▸ **Problem description**:
Reproduce each line from the records that holds "picture".

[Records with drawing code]

━━━━━━━━━━━━━━━━━━━━

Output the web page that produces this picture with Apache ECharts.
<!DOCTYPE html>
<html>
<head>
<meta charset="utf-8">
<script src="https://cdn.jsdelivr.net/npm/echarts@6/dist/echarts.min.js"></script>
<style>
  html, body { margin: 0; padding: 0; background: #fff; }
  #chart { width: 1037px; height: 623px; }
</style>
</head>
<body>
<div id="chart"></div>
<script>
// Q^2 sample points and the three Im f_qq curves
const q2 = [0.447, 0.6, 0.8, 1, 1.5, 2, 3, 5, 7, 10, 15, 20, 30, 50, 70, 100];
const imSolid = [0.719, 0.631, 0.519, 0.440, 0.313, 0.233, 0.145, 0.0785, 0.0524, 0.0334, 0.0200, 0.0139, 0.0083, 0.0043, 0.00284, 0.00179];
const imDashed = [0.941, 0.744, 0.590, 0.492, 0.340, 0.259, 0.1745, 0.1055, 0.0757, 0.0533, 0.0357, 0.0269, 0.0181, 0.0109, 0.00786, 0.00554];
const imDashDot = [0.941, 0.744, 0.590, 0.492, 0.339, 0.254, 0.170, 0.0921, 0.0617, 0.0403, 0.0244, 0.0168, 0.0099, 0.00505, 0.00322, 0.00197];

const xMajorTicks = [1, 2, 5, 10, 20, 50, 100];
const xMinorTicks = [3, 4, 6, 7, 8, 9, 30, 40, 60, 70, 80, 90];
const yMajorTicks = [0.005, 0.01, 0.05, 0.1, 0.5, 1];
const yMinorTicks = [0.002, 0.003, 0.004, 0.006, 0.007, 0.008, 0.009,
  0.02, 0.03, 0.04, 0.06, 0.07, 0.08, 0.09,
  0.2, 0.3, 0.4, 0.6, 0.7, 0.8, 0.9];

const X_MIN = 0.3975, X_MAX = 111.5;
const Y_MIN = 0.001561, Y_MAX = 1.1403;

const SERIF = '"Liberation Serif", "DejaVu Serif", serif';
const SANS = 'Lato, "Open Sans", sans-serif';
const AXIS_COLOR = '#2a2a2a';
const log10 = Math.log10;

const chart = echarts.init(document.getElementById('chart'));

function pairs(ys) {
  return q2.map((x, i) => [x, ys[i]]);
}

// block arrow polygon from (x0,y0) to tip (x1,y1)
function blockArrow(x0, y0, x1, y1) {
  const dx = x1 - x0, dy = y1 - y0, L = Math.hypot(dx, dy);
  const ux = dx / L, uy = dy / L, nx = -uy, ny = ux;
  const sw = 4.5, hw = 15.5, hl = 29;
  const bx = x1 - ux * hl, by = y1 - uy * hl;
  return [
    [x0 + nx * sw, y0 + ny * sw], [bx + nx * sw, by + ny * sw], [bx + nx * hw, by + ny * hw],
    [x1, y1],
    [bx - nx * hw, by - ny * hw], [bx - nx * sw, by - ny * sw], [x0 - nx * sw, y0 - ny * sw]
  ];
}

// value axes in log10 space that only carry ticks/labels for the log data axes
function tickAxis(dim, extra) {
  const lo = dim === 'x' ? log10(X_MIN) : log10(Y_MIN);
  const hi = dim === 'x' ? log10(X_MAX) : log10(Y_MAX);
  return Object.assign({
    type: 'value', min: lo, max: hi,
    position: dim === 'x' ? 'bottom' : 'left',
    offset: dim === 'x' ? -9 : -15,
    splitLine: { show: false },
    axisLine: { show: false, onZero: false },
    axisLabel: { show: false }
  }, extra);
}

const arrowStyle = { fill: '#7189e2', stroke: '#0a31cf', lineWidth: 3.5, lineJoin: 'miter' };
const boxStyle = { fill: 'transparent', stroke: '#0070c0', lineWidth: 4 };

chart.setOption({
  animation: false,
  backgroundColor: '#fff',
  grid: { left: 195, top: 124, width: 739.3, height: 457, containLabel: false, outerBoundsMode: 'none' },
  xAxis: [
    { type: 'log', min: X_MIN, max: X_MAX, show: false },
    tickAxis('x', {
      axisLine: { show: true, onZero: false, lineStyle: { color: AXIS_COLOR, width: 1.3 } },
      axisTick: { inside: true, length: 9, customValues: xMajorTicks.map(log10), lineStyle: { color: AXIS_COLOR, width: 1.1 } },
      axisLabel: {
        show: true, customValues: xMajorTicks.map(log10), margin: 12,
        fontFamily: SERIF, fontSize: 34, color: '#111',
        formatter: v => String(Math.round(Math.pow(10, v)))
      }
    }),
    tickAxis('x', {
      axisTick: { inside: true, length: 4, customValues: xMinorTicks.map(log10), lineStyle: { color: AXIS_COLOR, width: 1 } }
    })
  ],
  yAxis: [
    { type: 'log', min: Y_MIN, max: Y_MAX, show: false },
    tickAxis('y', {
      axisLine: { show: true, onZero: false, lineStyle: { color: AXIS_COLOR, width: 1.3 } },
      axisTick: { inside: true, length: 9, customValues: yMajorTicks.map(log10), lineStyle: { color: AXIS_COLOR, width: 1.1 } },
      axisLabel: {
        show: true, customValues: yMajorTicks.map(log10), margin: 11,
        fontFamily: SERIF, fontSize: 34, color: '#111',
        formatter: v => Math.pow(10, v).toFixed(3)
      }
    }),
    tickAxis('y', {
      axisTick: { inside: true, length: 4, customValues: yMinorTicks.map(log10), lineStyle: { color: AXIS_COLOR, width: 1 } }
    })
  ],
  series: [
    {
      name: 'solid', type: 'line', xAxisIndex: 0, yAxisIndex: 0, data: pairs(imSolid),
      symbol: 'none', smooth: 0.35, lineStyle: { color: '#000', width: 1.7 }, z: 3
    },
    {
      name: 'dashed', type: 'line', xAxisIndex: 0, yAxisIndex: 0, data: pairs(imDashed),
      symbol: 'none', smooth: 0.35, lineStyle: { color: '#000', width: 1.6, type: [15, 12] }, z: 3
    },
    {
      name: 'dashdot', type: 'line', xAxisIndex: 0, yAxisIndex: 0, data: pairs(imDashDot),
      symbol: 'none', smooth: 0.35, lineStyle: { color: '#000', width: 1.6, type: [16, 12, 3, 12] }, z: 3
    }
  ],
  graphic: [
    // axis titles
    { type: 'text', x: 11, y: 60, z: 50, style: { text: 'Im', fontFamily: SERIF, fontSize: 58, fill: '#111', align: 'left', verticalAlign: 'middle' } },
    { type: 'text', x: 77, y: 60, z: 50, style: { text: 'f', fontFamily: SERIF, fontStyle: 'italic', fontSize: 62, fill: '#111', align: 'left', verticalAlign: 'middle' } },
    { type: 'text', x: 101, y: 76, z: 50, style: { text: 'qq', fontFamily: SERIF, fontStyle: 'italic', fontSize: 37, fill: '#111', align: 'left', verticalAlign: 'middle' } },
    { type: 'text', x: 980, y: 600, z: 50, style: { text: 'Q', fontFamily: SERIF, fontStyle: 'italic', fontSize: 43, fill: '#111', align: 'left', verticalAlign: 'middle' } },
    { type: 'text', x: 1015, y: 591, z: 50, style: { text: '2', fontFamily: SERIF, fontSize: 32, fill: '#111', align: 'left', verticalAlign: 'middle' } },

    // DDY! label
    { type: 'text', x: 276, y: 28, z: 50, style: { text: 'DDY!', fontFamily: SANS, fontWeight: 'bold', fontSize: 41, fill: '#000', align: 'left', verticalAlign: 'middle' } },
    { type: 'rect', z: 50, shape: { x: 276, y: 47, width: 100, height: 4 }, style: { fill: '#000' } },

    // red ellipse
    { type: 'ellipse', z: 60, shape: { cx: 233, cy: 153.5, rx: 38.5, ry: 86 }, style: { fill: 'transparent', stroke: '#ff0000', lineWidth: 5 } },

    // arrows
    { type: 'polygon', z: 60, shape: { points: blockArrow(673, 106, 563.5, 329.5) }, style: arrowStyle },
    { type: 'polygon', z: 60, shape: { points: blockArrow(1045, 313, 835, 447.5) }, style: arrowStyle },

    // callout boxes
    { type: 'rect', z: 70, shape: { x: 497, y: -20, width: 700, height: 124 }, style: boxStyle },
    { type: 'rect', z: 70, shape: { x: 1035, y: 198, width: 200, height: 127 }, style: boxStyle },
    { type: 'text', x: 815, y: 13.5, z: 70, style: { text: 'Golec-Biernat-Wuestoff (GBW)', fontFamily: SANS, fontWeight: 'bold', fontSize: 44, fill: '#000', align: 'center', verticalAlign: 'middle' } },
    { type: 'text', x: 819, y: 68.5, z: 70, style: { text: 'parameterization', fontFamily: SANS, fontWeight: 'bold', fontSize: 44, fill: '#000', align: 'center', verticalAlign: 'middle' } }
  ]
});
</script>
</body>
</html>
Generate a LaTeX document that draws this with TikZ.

━━━━━━━━━━━━━━━━━━━━

▸ **Exercise solution**:
Output the web page that produces this picture with Apache ECharts.

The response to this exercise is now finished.